* [SHORT TASK]:
Set the listing down again exactly, please, apart from its pictures.

## start

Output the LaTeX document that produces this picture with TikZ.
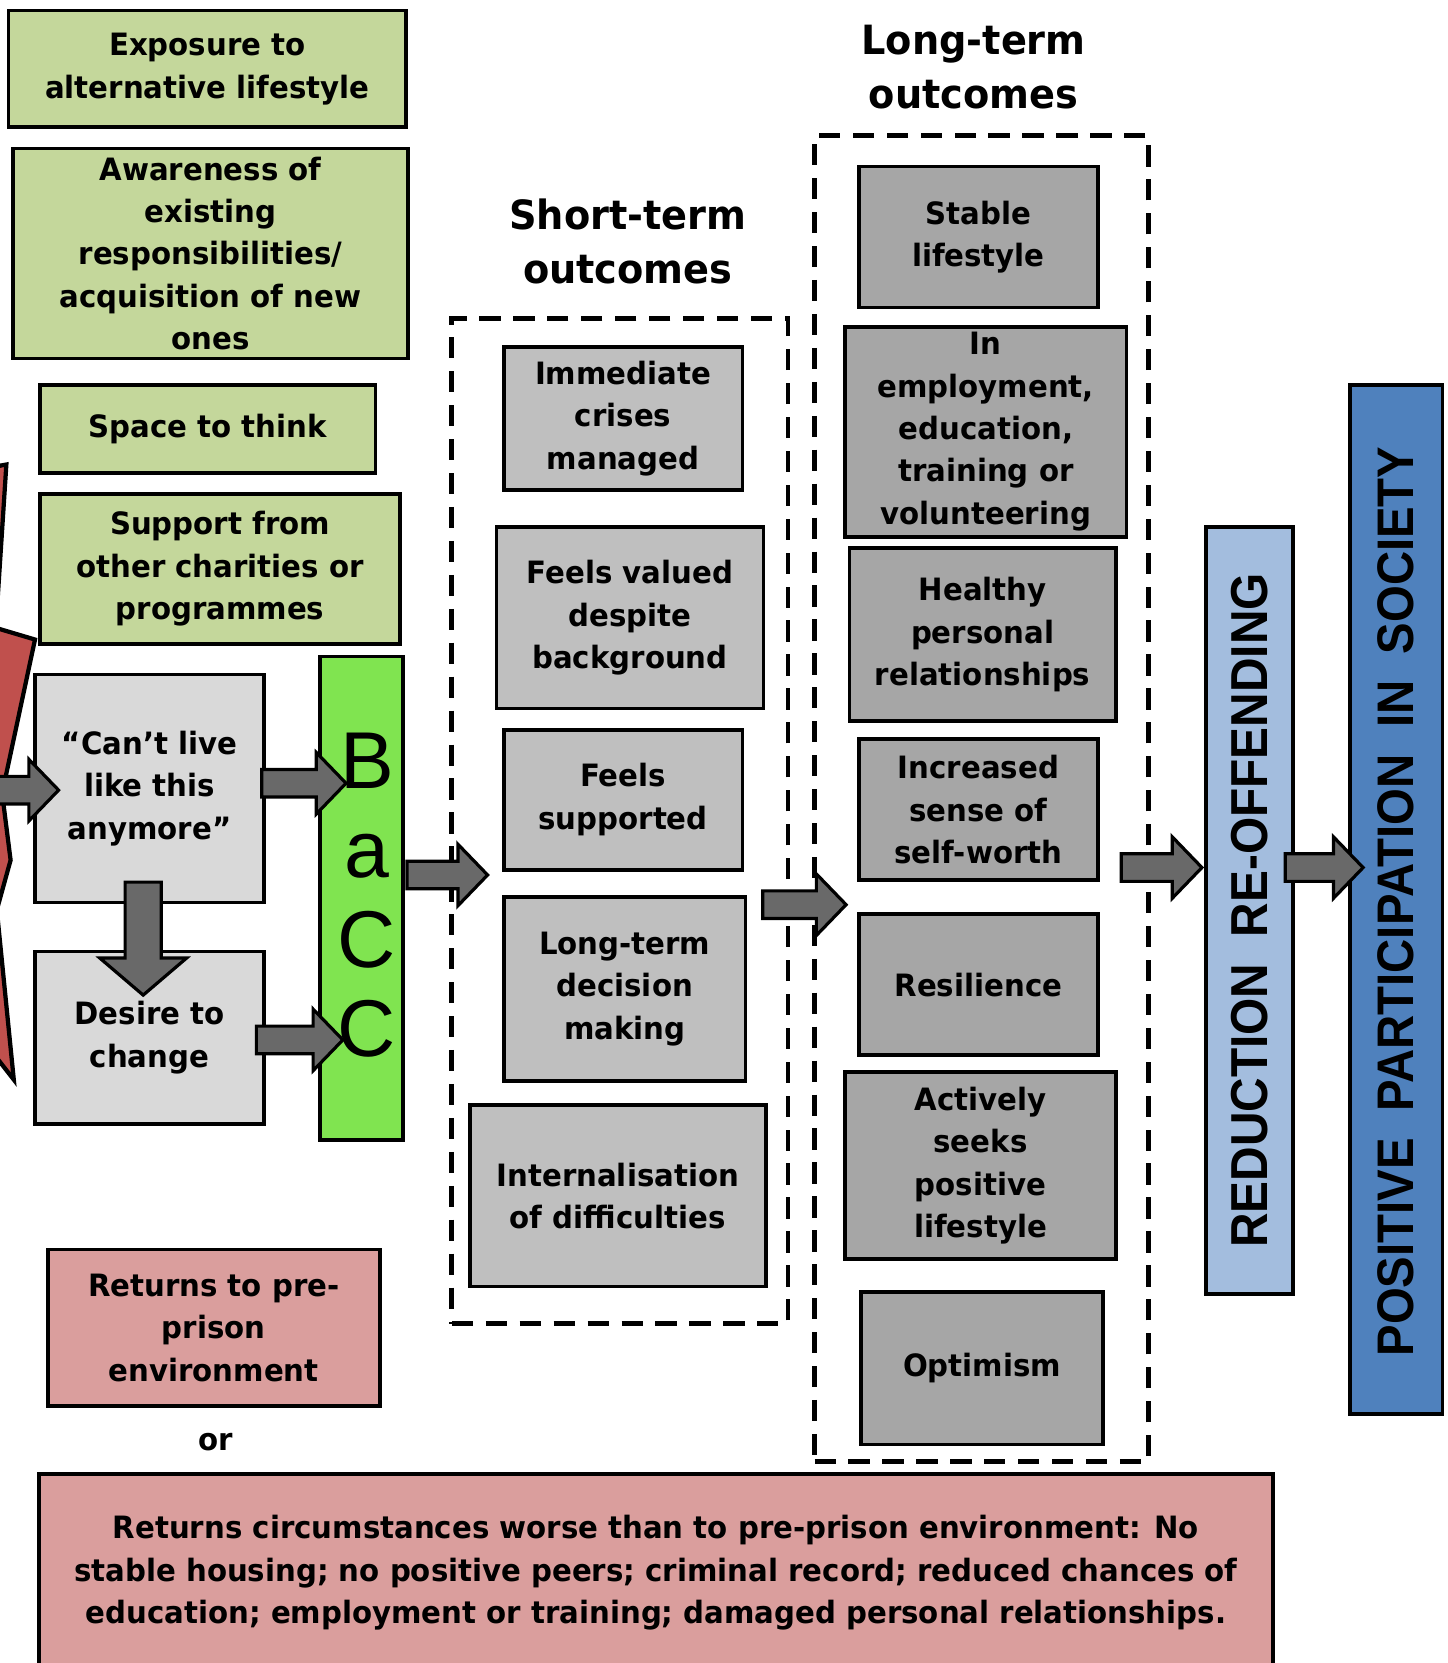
\documentclass[tikz,border=0pt]{standalone}
\usepackage{fontspec}
\setmainfont{DejaVu Sans}[FakeStretch=0.95]
\newfontfamily\capsfamily{Liberation Sans}[FakeStretch=0.92]
\newfontfamily\letterfamily{Liberation Sans}
\usetikzlibrary{calc}

\definecolor{olivebox}{RGB}{196,215,155}
\definecolor{palegray}{RGB}{217,217,217}
\definecolor{shortgray}{RGB}{191,191,191}
\definecolor{longgray}{RGB}{166,166,166}
\definecolor{baccgreen}{RGB}{128,228,80}
\definecolor{paleblue}{RGB}{163,189,222}
\definecolor{deepblue}{RGB}{79,129,189}
\definecolor{rosebox}{RGB}{218,158,157}
\definecolor{boltred}{RGB}{192,80,77}
\definecolor{arrowgray}{RGB}{105,105,105}

\newcommand{\cellfont}{\fontsize{29}{40}\selectfont\bfseries}
\newcommand{\titlefont}{\fontsize{38}{51}\selectfont\bfseries}
\newcommand{\letterfont}{\letterfamily\fontsize{76}{84}\selectfont}

\tikzset{
  cell/.style={draw=black, line width=3.5pt, inner sep=0pt, align=center, font=\cellfont},
  greencell/.style={cell, fill=olivebox},
  lightcell/.style={cell, fill=palegray},
  shortcell/.style={cell, fill=shortgray},
  longcell/.style={cell, fill=longgray},
  rosecell/.style={cell, fill=rosebox},
  bacccell/.style={cell, fill=baccgreen},
  frame/.style={draw=black, line width=4.5pt, dash pattern=on 20pt off 12pt, inner sep=0pt},
  blockarrow/.style={draw=black, fill=arrowgray, line width=3pt},
  bolt/.style={draw=black, fill=boltred, line width=4pt, line join=miter},
}

% fat arrow to the right, at the height of #1, tip at #2
\newcommand{\rarrow}[2]{%
  \draw[blockarrow] let \p1=#1, \p2=#2 in
    ({\x1},{\y1+13pt}) -- ({\x2-28pt},{\y1+13pt}) -- ({\x2-28pt},{\y1+29pt}) -- ({\x2},{\y1})
    -- ({\x2-28pt},{\y1-29pt}) -- ({\x2-28pt},{\y1-13pt}) -- ({\x1},{\y1-13pt}) -- cycle;}
% fat arrow downwards
\newcommand{\darrow}[2]{%
  \draw[blockarrow] let \p1=#1, \p2=#2 in
    ({\x1-17pt},{\y1}) -- ({\x1-17pt},{\y2+35pt}) -- ({\x1-41pt},{\y2+35pt}) -- ({\x1},{\y2})
    -- ({\x1+41pt},{\y2+35pt}) -- ({\x1+17pt},{\y2+35pt}) -- ({\x1+17pt},{\y1}) -- cycle;}

\begin{document}
\begin{tikzpicture}[x=1pt, y=-1pt]
	\useasboundingbox (0,0) rectangle (1365,1568);
	\clip (0,0) rectangle (1365,1568);

	% bolt, cut by the left edge
	\draw[bolt] (6,438) -- (-4,592) -- (33,603) -- (2,748) -- (10,811) -- (-3,858)
		-- (13,1018) -- (-40,950) -- (-60,450) -- cycle;

	% what helps
	\node[greencell, minimum width=375, minimum height=110] (expose) at (195.5, 65) {Exposure to\\alternative lifestyle};
	\node[greencell, minimum width=373, minimum height=198] (aware) at (198.5, 239) {Awareness of\\existing\\responsibilities/\\acquisition of new\\ones};
	\node[greencell, minimum width=316, minimum height=83] (space) at (196, 404.5) {Space to think};
	\node[greencell, minimum width=339, minimum height=141] (support) at (207.5, 536.5) {Support from\\other charities or\\programmes};

	\node[lightcell, minimum width=216, minimum height=215] (cant) at (141, 743.5) {“Can’t live\\like this\\anymore”};
	\node[lightcell, minimum width=216, minimum height=163] (desire) at (141, 978.5) {Desire to\\change};

	\node[bacccell, minimum width=78, minimum height=456] (bacc) at (341, 847) {};
	\node[font=\letterfont, align=center, inner sep=0pt] (bacctext) at (346, 844) {B\\a\\C\\C};

	% short-term
	\node[font=\titlefont, align=center] (sttitle) at (592, 228) {Short-term\\outcomes};
	\node[frame, minimum width=317, minimum height=948] (stframe) at (584.5, 774) {};

	\node[shortcell, minimum width=225, minimum height=135] (crises) at (587.5, 394.5) {Immediate\\crises\\managed};
	\node[shortcell, minimum width=252, minimum height=171] (valued) at (594, 582.5) {Feels valued\\despite\\background};
	\node[shortcell, minimum width=225, minimum height=132] (supported) at (587.5, 754) {Feels\\supported};
	\node[shortcell, minimum width=228, minimum height=173] (decision) at (589, 932.5) {Long-term\\decision\\making};
	\node[shortcell, minimum width=279, minimum height=171] (internal) at (582.5, 1127.5) {Internalisation\\of difficulties};

	% long-term
	\node[font=\titlefont, align=center] (lttitle) at (918, 63) {Long-term\\outcomes};
	\node[frame, minimum width=315, minimum height=1250] (ltframe) at (925.5, 753) {};

	\node[longcell, minimum width=225, minimum height=133] (stable) at (922.5, 223.5) {Stable\\lifestyle};
	\node[longcell, minimum width=265, minimum height=198] (employ) at (929.5, 407) {In\\employment,\\education,\\training or\\volunteering};
	\node[longcell, minimum width=251, minimum height=163] (healthy) at (926.5, 598.5) {Healthy\\personal\\relationships};
	\node[longcell, minimum width=225, minimum height=133] (worth) at (922.5, 763.5) {Increased\\sense of\\self-worth};
	\node[longcell, minimum width=225, minimum height=133] (resil) at (922.5, 928.5) {Resilience};
	\node[longcell, minimum width=255, minimum height=176] (seeks) at (924.5, 1099) {Actively\\seeks\\positive\\lifestyle};
	\node[longcell, minimum width=228, minimum height=144] (optim) at (926, 1290) {Optimism};

	% aims
	\node[cell, fill=paleblue, minimum width=82, minimum height=723] (reduce) at (1178, 858.5) {};
	\node[rotate=90, font={\capsfamily\bfseries\fontsize{49}{49}\selectfont}] (reducetext) at (reduce) {REDUCTION~~RE-OFFENDING};
	\node[cell, fill=deepblue, minimum width=87, minimum height=970] (society) at (1316.5, 848) {};
	\node[rotate=90, font={\capsfamily\bfseries\fontsize{48.5}{48.5}\selectfont}] (societytext) at ($(society)+(0,2)$) {POSITIVE~~PARTICIPATION~~IN~~SOCIETY};

	% the other way
	\node[rosecell, minimum width=313, minimum height=148] (returns) at (201.5, 1252) {Returns to pre-\\prison\\environment};
	\node[font=\cellfont] (or) at (203, 1360) {or};
	\node[rosecell, minimum width=1163, minimum height=186] (worse) at (618.5, 1483) {Returns circumstances worse than to pre-prison environment: No\\stable housing; no positive peers; criminal record; reduced chances of\\education; employment or training; damaged personal relationships.};

	% arrows
	\coordinate (edge) at (-6, 745);
	\rarrow{(edge)}{($(cant.west)+(24,0)$)}
	\rarrow{($(cant.east)+(-4,-5)$)}{($(bacc.west)+(26,0)$)}
	\rarrow{($(desire.east)+(-9,2)$)}{($(bacc.west)+(23,0)$)}
	\darrow{($(cant.south)+(-6,-21)$)}{($(desire.north)+(0,43)$)}
	\rarrow{($(bacc.east)+(2,-22)$)}{($(stframe.west)+(36,0)$)}
	\rarrow{($(stframe.east)+(-26,79)$)}{($(ltframe.west)+(32,0)$)}
	\rarrow{($(ltframe.east)+(-28,65)$)}{($(reduce.west)+(-2,0)$)}
	\rarrow{($(reduce.east)+(-9,-40.5)$)}{($(society.west)+(14,0)$)}

\end{tikzpicture}
\end{document}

## end

* [TASK OUTPUT]:
Output the LaTeX document that produces this picture with TikZ.
\documentclass[tikz,border=0pt]{standalone}
\usepackage{fontspec}
\setmainfont{DejaVu Sans}[FakeStretch=0.95]
\newfontfamily\capsfamily{Liberation Sans}[FakeStretch=0.92]
\newfontfamily\letterfamily{Liberation Sans}
\usetikzlibrary{calc}

\definecolor{olivebox}{RGB}{196,215,155}
\definecolor{palegray}{RGB}{217,217,217}
\definecolor{shortgray}{RGB}{191,191,191}
\definecolor{longgray}{RGB}{166,166,166}
\definecolor{baccgreen}{RGB}{128,228,80}
\definecolor{paleblue}{RGB}{163,189,222}
\definecolor{deepblue}{RGB}{79,129,189}
\definecolor{rosebox}{RGB}{218,158,157}
\definecolor{boltred}{RGB}{192,80,77}
\definecolor{arrowgray}{RGB}{105,105,105}

\newcommand{\cellfont}{\fontsize{29}{40}\selectfont\bfseries}
\newcommand{\titlefont}{\fontsize{38}{51}\selectfont\bfseries}
\newcommand{\letterfont}{\letterfamily\fontsize{76}{84}\selectfont}

\tikzset{
  cell/.style={draw=black, line width=3.5pt, inner sep=0pt, align=center, font=\cellfont},
  greencell/.style={cell, fill=olivebox},
  lightcell/.style={cell, fill=palegray},
  shortcell/.style={cell, fill=shortgray},
  longcell/.style={cell, fill=longgray},
  rosecell/.style={cell, fill=rosebox},
  bacccell/.style={cell, fill=baccgreen},
  frame/.style={draw=black, line width=4.5pt, dash pattern=on 20pt off 12pt, inner sep=0pt},
  blockarrow/.style={draw=black, fill=arrowgray, line width=3pt},
  bolt/.style={draw=black, fill=boltred, line width=4pt, line join=miter},
}

% fat arrow to the right, at the height of #1, tip at #2
\newcommand{\rarrow}[2]{%
  \draw[blockarrow] let \p1=#1, \p2=#2 in
    ({\x1},{\y1+13pt}) -- ({\x2-28pt},{\y1+13pt}) -- ({\x2-28pt},{\y1+29pt}) -- ({\x2},{\y1})
    -- ({\x2-28pt},{\y1-29pt}) -- ({\x2-28pt},{\y1-13pt}) -- ({\x1},{\y1-13pt}) -- cycle;}
% fat arrow downwards
\newcommand{\darrow}[2]{%
  \draw[blockarrow] let \p1=#1, \p2=#2 in
    ({\x1-17pt},{\y1}) -- ({\x1-17pt},{\y2+35pt}) -- ({\x1-41pt},{\y2+35pt}) -- ({\x1},{\y2})
    -- ({\x1+41pt},{\y2+35pt}) -- ({\x1+17pt},{\y2+35pt}) -- ({\x1+17pt},{\y1}) -- cycle;}

\begin{document}
\begin{tikzpicture}[x=1pt, y=-1pt]
	\useasboundingbox (0,0) rectangle (1365,1568);
	\clip (0,0) rectangle (1365,1568);

	% bolt, cut by the left edge
	\draw[bolt] (6,438) -- (-4,592) -- (33,603) -- (2,748) -- (10,811) -- (-3,858)
		-- (13,1018) -- (-40,950) -- (-60,450) -- cycle;

	% what helps
	\node[greencell, minimum width=375, minimum height=110] (expose) at (195.5, 65) {Exposure to\\alternative lifestyle};
	\node[greencell, minimum width=373, minimum height=198] (aware) at (198.5, 239) {Awareness of\\existing\\responsibilities/\\acquisition of new\\ones};
	\node[greencell, minimum width=316, minimum height=83] (space) at (196, 404.5) {Space to think};
	\node[greencell, minimum width=339, minimum height=141] (support) at (207.5, 536.5) {Support from\\other charities or\\programmes};

	\node[lightcell, minimum width=216, minimum height=215] (cant) at (141, 743.5) {“Can’t live\\like this\\anymore”};
	\node[lightcell, minimum width=216, minimum height=163] (desire) at (141, 978.5) {Desire to\\change};

	\node[bacccell, minimum width=78, minimum height=456] (bacc) at (341, 847) {};
	\node[font=\letterfont, align=center, inner sep=0pt] (bacctext) at (346, 844) {B\\a\\C\\C};

	% short-term
	\node[font=\titlefont, align=center] (sttitle) at (592, 228) {Short-term\\outcomes};
	\node[frame, minimum width=317, minimum height=948] (stframe) at (584.5, 774) {};

	\node[shortcell, minimum width=225, minimum height=135] (crises) at (587.5, 394.5) {Immediate\\crises\\managed};
	\node[shortcell, minimum width=252, minimum height=171] (valued) at (594, 582.5) {Feels valued\\despite\\background};
	\node[shortcell, minimum width=225, minimum height=132] (supported) at (587.5, 754) {Feels\\supported};
	\node[shortcell, minimum width=228, minimum height=173] (decision) at (589, 932.5) {Long-term\\decision\\making};
	\node[shortcell, minimum width=279, minimum height=171] (internal) at (582.5, 1127.5) {Internalisation\\of difficulties};

	% long-term
	\node[font=\titlefont, align=center] (lttitle) at (918, 63) {Long-term\\outcomes};
	\node[frame, minimum width=315, minimum height=1250] (ltframe) at (925.5, 753) {};

	\node[longcell, minimum width=225, minimum height=133] (stable) at (922.5, 223.5) {Stable\\lifestyle};
	\node[longcell, minimum width=265, minimum height=198] (employ) at (929.5, 407) {In\\employment,\\education,\\training or\\volunteering};
	\node[longcell, minimum width=251, minimum height=163] (healthy) at (926.5, 598.5) {Healthy\\personal\\relationships};
	\node[longcell, minimum width=225, minimum height=133] (worth) at (922.5, 763.5) {Increased\\sense of\\self-worth};
	\node[longcell, minimum width=225, minimum height=133] (resil) at (922.5, 928.5) {Resilience};
	\node[longcell, minimum width=255, minimum height=176] (seeks) at (924.5, 1099) {Actively\\seeks\\positive\\lifestyle};
	\node[longcell, minimum width=228, minimum height=144] (optim) at (926, 1290) {Optimism};

	% aims
	\node[cell, fill=paleblue, minimum width=82, minimum height=723] (reduce) at (1178, 858.5) {};
	\node[rotate=90, font={\capsfamily\bfseries\fontsize{49}{49}\selectfont}] (reducetext) at (reduce) {REDUCTION~~RE-OFFENDING};
	\node[cell, fill=deepblue, minimum width=87, minimum height=970] (society) at (1316.5, 848) {};
	\node[rotate=90, font={\capsfamily\bfseries\fontsize{48.5}{48.5}\selectfont}] (societytext) at ($(society)+(0,2)$) {POSITIVE~~PARTICIPATION~~IN~~SOCIETY};

	% the other way
	\node[rosecell, minimum width=313, minimum height=148] (returns) at (201.5, 1252) {Returns to pre-\\prison\\environment};
	\node[font=\cellfont] (or) at (203, 1360) {or};
	\node[rosecell, minimum width=1163, minimum height=186] (worse) at (618.5, 1483) {Returns circumstances worse than to pre-prison environment: No\\stable housing; no positive peers; criminal record; reduced chances of\\education; employment or training; damaged personal relationships.};

	% arrows
	\coordinate (edge) at (-6, 745);
	\rarrow{(edge)}{($(cant.west)+(24,0)$)}
	\rarrow{($(cant.east)+(-4,-5)$)}{($(bacc.west)+(26,0)$)}
	\rarrow{($(desire.east)+(-9,2)$)}{($(bacc.west)+(23,0)$)}
	\darrow{($(cant.south)+(-6,-21)$)}{($(desire.north)+(0,43)$)}
	\rarrow{($(bacc.east)+(2,-22)$)}{($(stframe.west)+(36,0)$)}
	\rarrow{($(stframe.east)+(-26,79)$)}{($(ltframe.west)+(32,0)$)}
	\rarrow{($(ltframe.east)+(-28,65)$)}{($(reduce.west)+(-2,0)$)}
	\rarrow{($(reduce.east)+(-9,-40.5)$)}{($(society.west)+(14,0)$)}

\end{tikzpicture}
\end{document}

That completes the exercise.